I had resolved to ride straight through the winter, mostly because I had spent so much time off the bike, injured, at the end of the summer and into the fall. A mild weather start helped stoke my motivation, and so, by the time the Polar Vortex returned to my New England home, I was feeling fit and ready, just a few small issues to address, one of which was footwear.
I like cold weather riding, and because I run hot, I seldom feel any core coldness at all, even in sub-freezing temps. Hands and feet are another matter, and I find that most of the products that pretend to keep your extremities comfortable when the mercury drops below 30F aren’t very good. In terms of footwear, I usually wear my regular road shoes with toe covers down to about 40F. I have some GoreTex riding boots that appear at that point, and they’re ok, but below 25F I am battling toe-numbing cold.
Enter the Lake MXZ303. A few weeks back, we had our coldest temperatures of the season to date, so the perfect opportunity to test these boots. Ride time temps looked like this for Monday through Friday: 23F, 14F, 12F, -3F and a balmy 27F on Friday. It snowed on the Wednesday, and the roads were wet and salty on Friday, so there was some opportunity to gauge water-proofness as well.
I’ll cut to the chase. On all but the coldest day, I didn’t feel a single tingle, not a hint of numbness. Even at -3F, with snot frozen at the flare of my nostrils, I felt only the vaguest discomfort, nothing to trouble over. These are, full-stop, the warmest cycling shoes I have ever worn.
I was concerned, when they first arrived at my house, that they would be too big and bulky. I said to a friend, “I’m a little concerned they won’t be the most agile.” And he said, “What are you trying to do at the kinds of temperatures those things were built for that requires agility?” It was a fair point.
And the truth is, the MXZ303s don’t feel overly big, once they’re on. It’s not like tap-dancing in rain boots. They don’t even look overly bulky, whether you tuck your tights into them, or drape pants over the tops. There is an impressive amount of insulation packed into the body of each boot, and the boa closures really mold them to your foot. The ankle portion is secured with a buckle, so you can adjust how tight they are at the top. I prefer them a little loose, higher up, so they can move with my foot more, and honestly, they were comfortable right out of the box. They never rubbed at the top like other riding boots I’ve owned.
I had a little trouble gauging cleat position (they are SPD compatible) when I first set them up and ended up adjusting them forward a little after my first ride. Because of the heartiness of the sole, they don’t clip in quite as easily as most of my shoes, but this is not a showstopper, certainly, given what you get in return.

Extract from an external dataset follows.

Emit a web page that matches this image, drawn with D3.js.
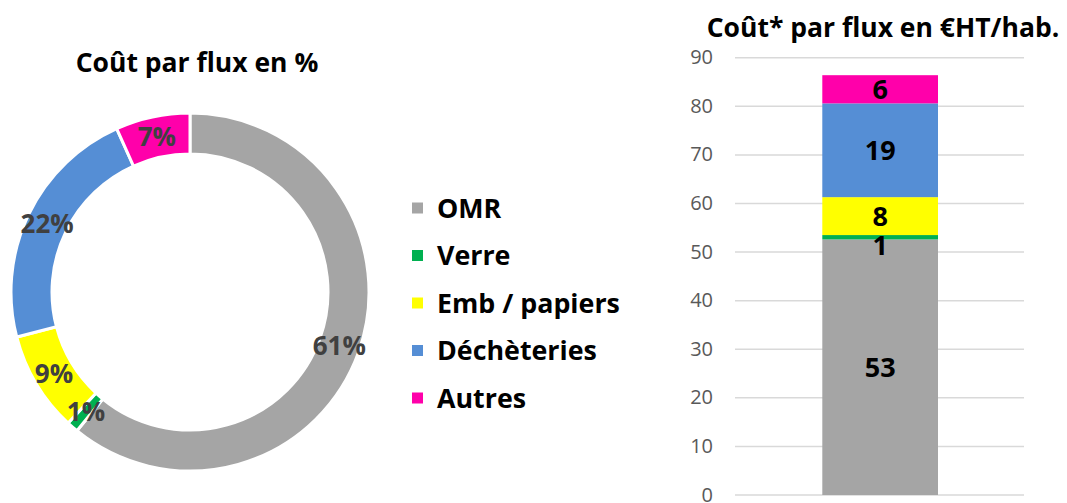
<!DOCTYPE html>
<html><head><meta charset="utf-8">
<script src="https://cdn.jsdelivr.net/npm/d3@7"></script>
<style>body{margin:0;background:#fff}svg{display:block}</style>
</head><body>
<svg id="c" width="1067" height="503"></svg>
<script>
const categories = ["OMR", "Verre", "Emb / papiers", "Déchèteries", "Autres"];
const costValues = [52.6, 0.9, 7.8, 19.3, 5.8];
const costLabels = ["53", "1", "8", "19", "6"];
const pctLabels = ["61%", "1%", "9%", "22%", "7%"];
const colors = ["#A5A5A5", "#00B050", "#FFFF00", "#558ED5", "#FF00AA"];
const yTicks = [0, 10, 20, 30, 40, 50, 60, 70, 80, 90];

const FONT = "'Open Sans', Lato, sans-serif";
const svg = d3.select("#c");

// ---- Donut ----
const cx = 190, cy = 292, rOut = 179, rIn = 138;
const pie = d3.pie().sort(null).value(d => d)(costValues);
const arc = d3.arc().innerRadius(rIn).outerRadius(rOut);
const gD = svg.append("g").attr("transform", `translate(${cx},${cy})`);
gD.selectAll("path").data(pie).join("path")
  .attr("d", arc).attr("fill", (d, i) => colors[i])
  .attr("stroke", "#fff").attr("stroke-width", 3);
gD.selectAll("text").data(pie).join("text")
  .attr("transform", d => `translate(${arc.centroid(d)})`)
  .attr("text-anchor", "middle").attr("dy", "0.36em")
  .attr("font-family", FONT).attr("font-weight", "bold").attr("font-size", 26)
  .attr("fill", "#404040").text((d, i) => pctLabels[i]);

svg.append("text").attr("x", 197).attr("y", 71.5).attr("text-anchor", "middle")
  .attr("font-family", FONT).attr("font-weight", "bold").attr("font-size", 26.5)
  .attr("fill", "#000").text("Coût par flux en %");

// ---- Legend ----
const lg = svg.append("g");
const legY = d3.scalePoint().domain(categories).range([208, 398]);
categories.forEach((c, i) => {
  lg.append("rect").attr("x", 412).attr("y", legY(c) - 5.5).attr("width", 11).attr("height", 11).attr("fill", colors[i]);
  lg.append("text").attr("x", 437).attr("y", legY(c)).attr("dy", "0.36em")
    .attr("font-family", FONT).attr("font-weight", "bold").attr("font-size", 26.8)
    .attr("fill", "#000").text(c);
});

// ---- Stacked bar ----
const y = d3.scaleLinear().domain([0, 90]).range([495, 57.7]);
svg.append("g").selectAll("line").data(yTicks).join("line")
  .attr("x1", 735).attr("x2", 1024).attr("y1", d => y(d)).attr("y2", d => y(d))
  .attr("stroke", "#D9D9D9").attr("stroke-width", 1.5);
const axis = d3.axisLeft(y).tickValues(yTicks).tickSize(0).tickPadding(0);
const ga = svg.append("g").attr("transform", "translate(713,0)").call(axis);
ga.select(".domain").remove();
ga.selectAll("text").attr("font-family", FONT).attr("font-size", 20).attr("fill", "#595959").attr("dy", "0.3em");

let acc = 0;
const stacks = costValues.map(v => { const s = { y0: acc, y1: acc + v }; acc += v; return s; });
const barX = 822.3, barW = 938 - 822.3;
const gb = svg.append("g");
stacks.forEach((s, i) => {
  gb.append("rect").attr("x", barX).attr("width", barW)
    .attr("y", y(s.y1)).attr("height", y(s.y0) - y(s.y1)).attr("fill", colors[i]);
});
stacks.forEach((s, i) => {
  let ym = (y(s.y0) + y(s.y1)) / 2;
  if (i === 1) ym += 8;
  gb.append("text").attr("x", barX + barW / 2).attr("y", ym).attr("dy", "0.36em")
    .attr("text-anchor", "middle").attr("font-family", FONT).attr("font-weight", "bold")
    .attr("font-size", 27).attr("fill", "#000").text(costLabels[i]);
});

svg.append("text").attr("x", 883).attr("y", 37).attr("text-anchor", "middle")
  .attr("font-family", FONT).attr("font-weight", "bold").attr("font-size", 26.5)
  .attr("fill", "#000").text("Coût* par flux en €HT/hab.");
</script>
</body></html>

I normally wear a 43, but got these in a 44 to allow for bulky and/or multiple socks. I find they hold heat best when there’s a bit of wiggle room in the toe box. They are much easier to get off at the end of a ride than you would expect, too. I appreciate that as I stand at the bottom of the basement stairs, snow and salt dripping of the soles. It saves me standing in the puddle of slush that is part and parcel of wet winter.
For those who plan to ride right through a serious, northern winter, the Lake MXZ303 is a real solution for cold feet. I am just waiting for someone to step up and make its equivalent in the form of a glove.
The Lake MXZ303 retails for $299.95. This pair was provided to me gratis, for test/review purposes.